Turned out that one site's data file was missing, which led to a lot of changes, but most had scrolled of the top of the user's screen, so they just let it go, as it had always worked in the past.
The script was quickly changed to display the number of changes and require an explicit unusual input of there were more than ~50 changes. The missing data was restored even more quickly.
Oh yes, I have seen this many times before! During a critical update that had been delegated to someone in the 2nd line support team, they had updated the DNS Zone file and accidentally added a hash instead of semicolon.
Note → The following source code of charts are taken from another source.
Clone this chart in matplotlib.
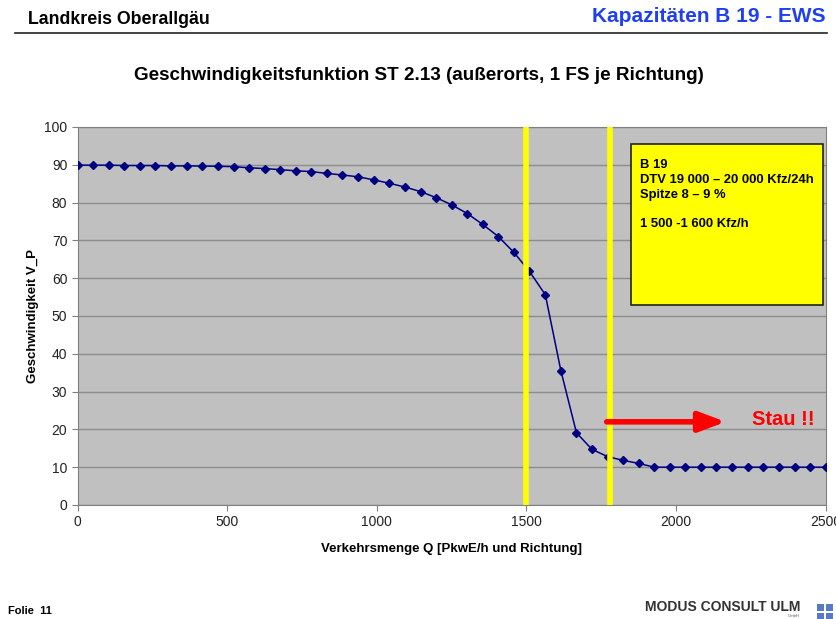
import matplotlib
matplotlib.use("Agg")
import matplotlib.pyplot as plt
from matplotlib.patches import Rectangle

plt.rcParams['font.family'] = ['Liberation Sans', 'DejaVu Sans']

# Verkehrsmenge Q [PkwE/h] und Geschwindigkeit V_P
menge = [0, 52, 104, 156, 208, 260, 313, 365, 417, 469, 521, 573, 625, 677, 729,
         781, 833, 885, 938, 990, 1042, 1094, 1146, 1198, 1250, 1302, 1354, 1406,
         1458, 1510, 1563, 1615, 1667, 1719, 1771, 1823, 1875, 1927, 1979, 2031,
         2083, 2135, 2188, 2240, 2292, 2344, 2396, 2448, 2500]
geschw = [89.9, 89.9, 89.9, 89.8, 89.8, 89.8, 89.7, 89.7, 89.65, 89.6, 89.5,
          89.2, 89.0, 88.7, 88.4, 88.2, 87.7, 87.3, 86.8, 86.0, 85.1, 84.1, 82.9,
          81.3, 79.4, 77.1, 74.2, 71.0, 66.8, 61.8, 55.6, 35.5, 19.1, 14.7, 12.8,
          11.8, 11.0, 10.0, 10.0, 10.0, 10.0, 10.0, 10.0, 10.0, 10.0, 10.0, 10.0,
          10.0, 10.0]

grenzen = [1500, 1780]  # gelbe Linien
stau_pfeil = [1768, 2166, 22]  # von, bis, hoehe
box_text = ["B 19", "DTV 19 000 \u2013 20 000 Kfz/24h", "Spitze 8 \u2013 9 %", "", "1 500 -1 600 Kfz/h"]

fig = plt.figure(figsize=(8.37, 6.19), dpi=100)
ax = fig.add_axes([0.0928, 0.1842, 0.8937, 0.6107])
ax.set_facecolor('#c0c0c0')

ax.plot(menge, geschw, color='#000080', marker='D', markersize=3.8, linewidth=1.1, zorder=3)

for g in grenzen:
    ax.axvline(g, ymin=0, ymax=0.995, color='#ffff00', linewidth=4, zorder=4)

ax.set_xlim(0, 2500)
ax.set_ylim(0, 100)
ax.set_xticks([0, 500, 1000, 1500, 2000, 2500])
ax.set_yticks(range(0, 101, 10))
ax.yaxis.grid(True, color='#8c8c8c', linewidth=1)
ax.set_axisbelow(True)
for s in ax.spines.values():
    s.set_color('#808080')
ax.tick_params(colors='#808080', labelcolor='#222222', labelsize=10, length=4)

ax.set_xlabel('Verkehrsmenge Q [PkwE/h und Richtung]', fontsize=9.5, fontweight='bold', labelpad=10)
ax.set_ylabel('Geschwindigkeit V_P', fontsize=9.5, fontweight='bold', labelpad=4)

# Stau-Pfeil
ax.annotate('', xy=(stau_pfeil[1], stau_pfeil[2]), xytext=(stau_pfeil[0], stau_pfeil[2]),
            arrowprops=dict(arrowstyle='-|>,head_length=1.6,head_width=0.6', color='#ff0000', lw=4,
                            shrinkA=0, shrinkB=0), zorder=5)
ax.text(2255, stau_pfeil[2] + 0.5, 'Stau !!', color='#ff0000', fontsize=14.5, fontweight='bold',
        va='center', ha='left', zorder=5)

# gelbe Box
ax.add_patch(Rectangle((0.740, 0.529), 0.256, 0.426, transform=ax.transAxes,
                       facecolor='#ffff00', edgecolor='#222222', linewidth=1.2, zorder=6))
ax.text(0.752, 0.914, "\n".join(box_text), transform=ax.transAxes, fontsize=9.4,
        fontweight='bold', va='top', ha='left', linespacing=1.3, zorder=7)

fig.text(0.5, 0.878, 'Geschwindigkeitsfunktion ST 2.13 (au\u00dferorts, 1 FS je Richtung)',
         ha='center', va='center', fontsize=13.6, fontweight='bold')

# Kopfzeile
fig.text(28 / 837, 1 - 20 / 619, 'Landkreis Oberallg\u00e4u', ha='left', va='center', fontsize=12.8,
         fontweight='bold')
fig.text(826 / 837, 1 - 16 / 619, 'Kapazit\u00e4ten B 19 - EWS', ha='right', va='center', fontsize=15,
         fontweight='bold', color='#2040f0')
fig.add_artist(plt.Line2D([15 / 837, 827 / 837], [1 - 33 / 619, 1 - 33 / 619], color='#222222', linewidth=1.2))

# Fusszeile
fig.text(8 / 837, 1 - 611 / 619, 'Folie  11', ha='left', va='center', fontsize=8, fontweight='bold')
fig.text(800 / 837, 1 - 607 / 619, 'MODUS CONSULT ULM', ha='right', va='center', fontsize=10,
         fontweight='bold', color='#333333')
fig.text(800 / 837, 1 - 616 / 619, 'GmbH', ha='right', va='center', fontsize=3, color='#555555')
for dx, dy in [(0, 0), (9, 0), (0, 9), (9, 9)]:
    fig.add_artist(Rectangle(((817 + dx) / 837, 1 - (611 + dy) / 619), 7 / 837, 7 / 619,
                             facecolor='#5a78c8', edgecolor='none'))

fig.savefig('out.png', dpi=100)
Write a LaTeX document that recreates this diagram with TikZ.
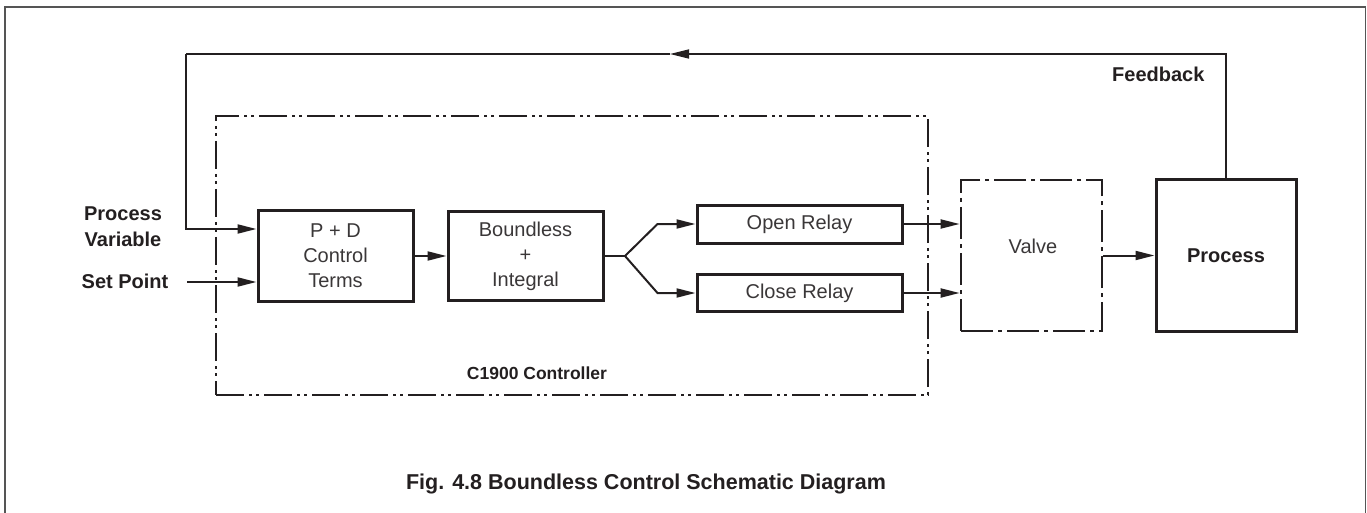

Cue the phone call to myself at silly o'clock advising they deployment is not working and they are not sure what the problem is.
Eventually, I awake and identify that there is a hash on the prior record that was wanting to be commented out, however, in this case, there were also hidden characters as it had been amended via windows so also had to run dos2unix on the file and then re-update the file. I don't miss being woken up at silly o clock for these type of things :D!
Some years ago I worked with a telco that was rolling out a single rack unit that would replace a whole cabinet full of modems. This was specifically aimed at the large ISP's who had rooms full of racks, each one stacked with 9600 baud modems.
As we were talking to them a network engineer came in to the room and calmly powered off a whole cabinet, waited 30 seconds and powered it back on. When we innocently asked what he was up to, fearing our kit would have a hissy fit if he did that to it, he explained. One of the modems had got stuck and wasn't connecting properly. It was too hard to figure out which one it was, so he narrowed it down to the cabinet and simply power cycled all of them.
And all the other people copnnected? Don't they get disconnected? The reply was priceless: "Well, what do they expect for just a tenner a month?"